Take a look at Releasing ICMPv4/IP fuzzer prototype by Laurent GaffiƩ. His Python code, which incidentally he has reposted in more readable fashion at pastebin.com, imports from scapy and uses some methods he defines to do a couple of types of fuzzing. IP and ICMP packets are handled in his sample code. So, this sounds exactly like what you are seeking.
Right now, there seems to be a lot of companies using Tcl/Expect to do custom automated testing of networks. SIP, H.323, layer 2 & 3 protocols, etc.
So if Scapy does not meet your needs, you might be able to make or find something written in Tcl using Expect to do the job. Or, you may wish to do some things in Python, using Scapy - and other things in Tcl, using Expect.
Tcl has long been used for network test and management applications. There was a book on how to use Tcl to do SNMP-based network management way back in the 1990's.
Syntax of Tcl is decidedly odd but the libraries are very powerful. It comes with a framework-like ability to define behavior of custom network behavior atop sockets, similar to what you can do with the standard libraries for the Python programming language.
Unlike Python and other scripting languages, there is an extremely powerful tool for Tcl programs named Expect (see expect man page).
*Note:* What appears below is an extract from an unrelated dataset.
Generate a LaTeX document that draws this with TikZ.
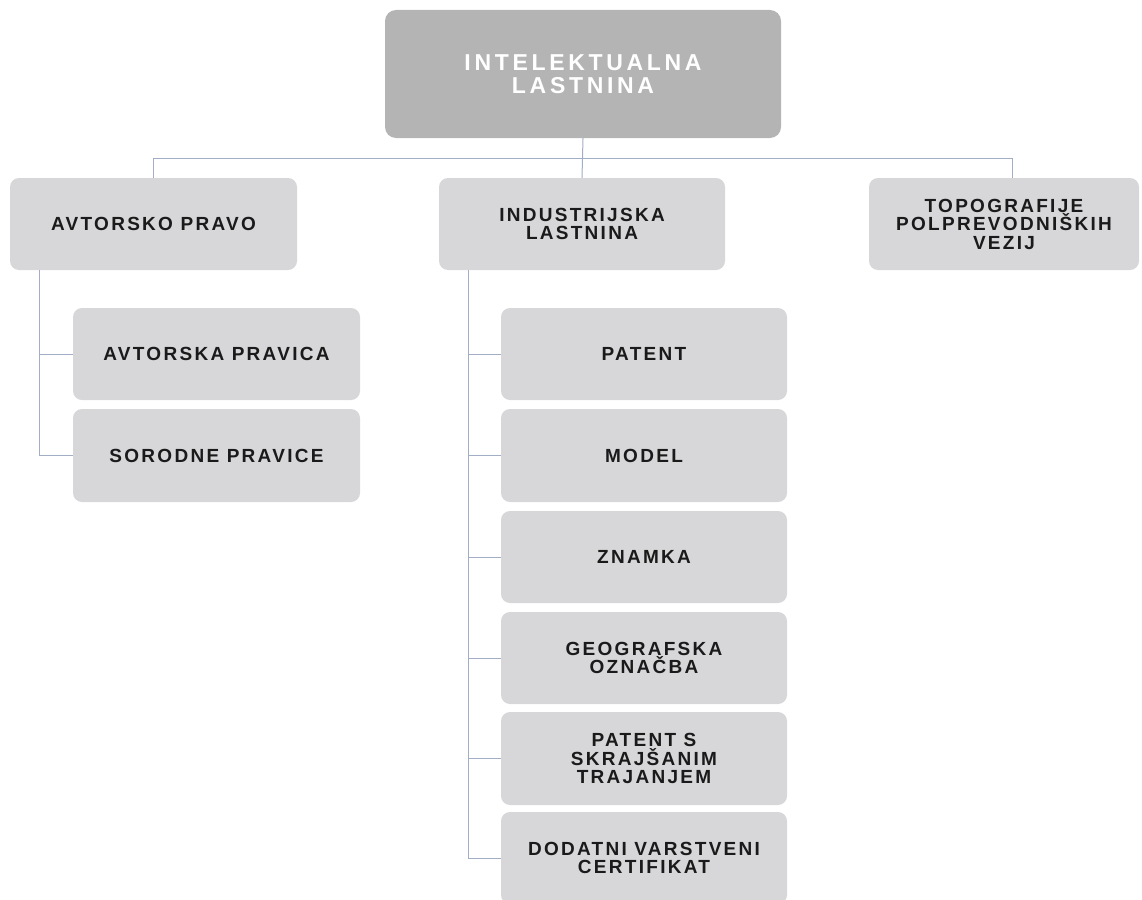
\documentclass[tikz,border=0pt]{standalone}
\usepackage{fontspec}
\newfontfamily\lbl{Liberation Sans}[LetterSpace=12]
\newfontfamily\toplbl{Liberation Sans}[LetterSpace=16]
\definecolor{topfill}{HTML}{B4B4B4}
\definecolor{boxfill}{HTML}{D7D7D9}
\definecolor{linec}{HTML}{A2AEC6}
\definecolor{txt}{HTML}{1A1A1A}
\tikzset{
  box/.style={rectangle, rounded corners=9pt, fill=boxfill, draw=none, inner sep=0pt,
    align=center, text=txt, font=\lbl\bfseries\fontsize{19}{18.5}\selectfont,
    minimum width=287pt, minimum height=92pt},
  topbox/.style={box, fill=topfill, text=white, font=\toplbl\bfseries\fontsize{23}{23}\selectfont,
    minimum width=396pt, minimum height=128pt, rounded corners=11pt},
  conn/.style={draw=linec, line width=1pt}
}
\begin{document}
\begin{tikzpicture}[x=1pt,y=-1pt]
\useasboundingbox (0,0) rectangle (1142,899);
\clip (0,0) rectangle (1142,899);
% top
\node[topbox] (top) at (583,74) {\raisebox{-2pt}{\parbox{320pt}{\centering INTELEKTUALNA\\LASTNINA}}};
% level 2
\node[box] (avt) at (153.5,224) {AVTORSKO PRAVO};
\node[box, minimum width=286pt] (ind) at (582,224) {INDUSTRIJSKA\\LASTNINA};
\node[box, minimum width=270pt] (topo) at (1004,224) {TOPOGRAFIJE\\POLPREVODNIŠKIH\\VEZIJ};
% avtorsko children
\node[box] (ap) at (216.5,354) {AVTORSKA PRAVICA};
\node[box, minimum height=93pt] (sp) at (216.5,455.5) {SORODNE PRAVICE};
% industrijska children
\node[box, minimum width=286pt] (pat) at (644,354) {PATENT};
\node[box, minimum width=286pt, minimum height=93pt] (mod) at (644,455.5) {MODEL};
\node[box, minimum width=286pt] (zna) at (644,557) {ZNAMKA};
\node[box, minimum width=286pt] (geo) at (644,658) {GEOGRAFSKA\\OZNAČBA};
\node[box, minimum width=286pt, minimum height=93pt] (psk) at (644,758.5) {PATENT S\\SKRAJŠANIM\\TRAJANJEM};
\node[box, minimum width=286pt] (dvc) at (644,858) {DODATNI VARSTVENI\\CERTIFIKAT};
% connectors
\coordinate (bus) at (583,158);
\draw[conn] (top.south) -- (ind.north);
\draw[conn] (avt.north) |- (bus);
\draw[conn] ([xshift=8pt]topo.north) |- (bus);
\coordinate (avtroot) at ([xshift=30pt]avt.south west);
\draw[conn] (avtroot) |- (ap.west);
\draw[conn] (avtroot) |- (sp.west);
\coordinate (indroot) at ([xshift=30pt]ind.south west);
\foreach \c in {pat,mod,zna,geo,psk,dvc}{
  \draw[conn] (indroot) |- (\c.west);
}
\end{tikzpicture}
\end{document}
Expect has a handy capability. It can auto generate a Tcl test script. The generated script makes calls to Expect functions. When doing this recording, it functions as a passive man-in-the-middle, recording both sides of the conversation. Kind of the way that you record Macros while you do some editing in MS Word or in Emacs.
Then afterward, you can edit the automatically-generated Expect script to fine tune it, make it behave differently, or creation multiple variations of it. It is very handy for creating regression tests. You should be able to use this to kickstart writing higher layer protocol tests, should you need some. Beats starting from scratch.
I think you can use Tcl/Expect to test standard TCP applications (FTP, HTTP, SMTP, etc.) that use string based commands. It works well for testing character based applications like TELNET that read input from stdin and generate output to stdout too.